Gonzales' Washington and district offices will continue operating under the House Clerk's supervision until a successor is elected. But the district no longer has a member who can cast votes in Congress.
Under the U.S. Constitution, House vacancies must be filled by election, not appointment. Texas law says an unexpired term for a U.S. representative can be filled only by a special election. But state law gives the governor broad discretion over when to call it, and Abbott has not yet announced a date for the race.
That uncertainty matters in a closely divided House of Representatives. After the resignations of Gonzales and Democrat Eric Swalwell, Republicans hold a 217-213 edge, with one independent and four vacancies. That gives the GOP a four-seat majority over Democrats.
The Gonzales resignation came virtually simultaneously with that of Democrat Eric Swalwell, who also stepped down from Congress amid separate sexual misconduct and sexual assault allegations, which he has denied.
California Gov. Gavin Newsom moved quickly, issuing a proclamation Tuesday calling a special election on Aug. 18 to fill Swalwell's now-vacant 14th Congressional District seat. Texas has not done the same for the 23rd.
The timing of when Abbott sets the special election matters. He could set the date as early as May 2, the next uniform election day, according to the Texas Secretary of State's website. Or Abbott could delay the election to Nov. 3, which is the date of the midterm general election. Abbott could also declare an emergency and set another date.
The later the special election, the longer the 23rd District remains without representation in Congress, and the longer the Republican majority is without a vote from a GOP-leaning district.
However, the Democratic nominee for the 23rd district, Katy Padilla Stout, has other ideas.

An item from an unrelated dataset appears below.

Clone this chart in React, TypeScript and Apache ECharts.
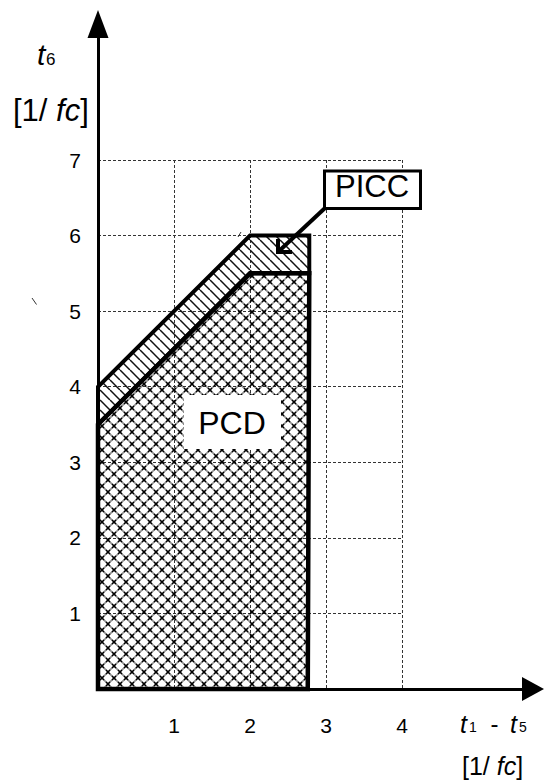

"We are demanding the Governor Abbott immediately call a special election," she told Texas Public Radio.
Padilla Stout, a former public school teacher and an attorney who represents children in foster care, has already declared her candidacy for the yet-to-be-declared special election.
She said delaying the special election would subject the 23rd Congressional district to "taxation without representation."
The Republican nominee for the 23rd CD, Brandon Herrera, is not calling for a snap special election and has posted that it should be held in November.
There is precedent for a relatively fast election. After Republican Rep. Blake Farenthold resigned in April 2018 amid an ethics scandal, Abbott called a special election for June 30 later that month.
But Abbott has also shown a willingness to wait. After the death of U.S. Rep. Sylvester Turner in 2025, he did not schedule the Houston-area special election until November, prompting criticism from Democrats who argued he was protecting the GOP's slim House edge by leaving the seat vacant for 11 months.
Jon Taylor, a political science professor at UT San Antonio, said Abbott is making these decisions based on partisan considerations.
"The reality was he knew that he had to help Republicans maintain their very small majority in the House, and one way to do that was have one less Democratic seat in play," he said.
Taylor said Abbott's decision may hinge on how much confidence there is that Herrera can win the special election, which he thinks should be high.
"I think even with all of Herrera's political baggage, I think in what is a naturally Republican district at the moment, that he would have an advantage," Taylor said.
Taylor is referring to Herrera's history of making offensive comments in his YouTube videos, which use frequent profanity and comments that critics say have been antisemitic and racist. Herrera maintains the videos are entertainment and should not be taken seriously.
But Padilla Stout said if the GOP is confident in Herrera's ability to win the district, then why not call the special election as soon as possible.
"Republicans are scared. They don't want to have a special election. Their track record with them is not great," she said.
A recent Texas Senate special election underscores that point. Democrat Taylor Rehmet won the open Senate District 9 seat in Tarrant County, a district long viewed as safely Republican. Rehmet defeated Republican Leigh Wambsganss 57% to 43%.
The loss was especially painful for Republicans because SD-9 had been considered a ruby-red seat in North Texas. President Donald Trump carried the district by more than 17 points in 2024, yet Democrats flipped it, aided by strong turnout and gains among Latino and suburban voters.
The result set off alarm bells for Texas Republicans, suggesting that even GOP-leaning districts may be more vulnerable than expected in low-turnout special elections, particularly when Democrats unify behind one candidate and Republicans, though well-funded, do not coalesce in the same way.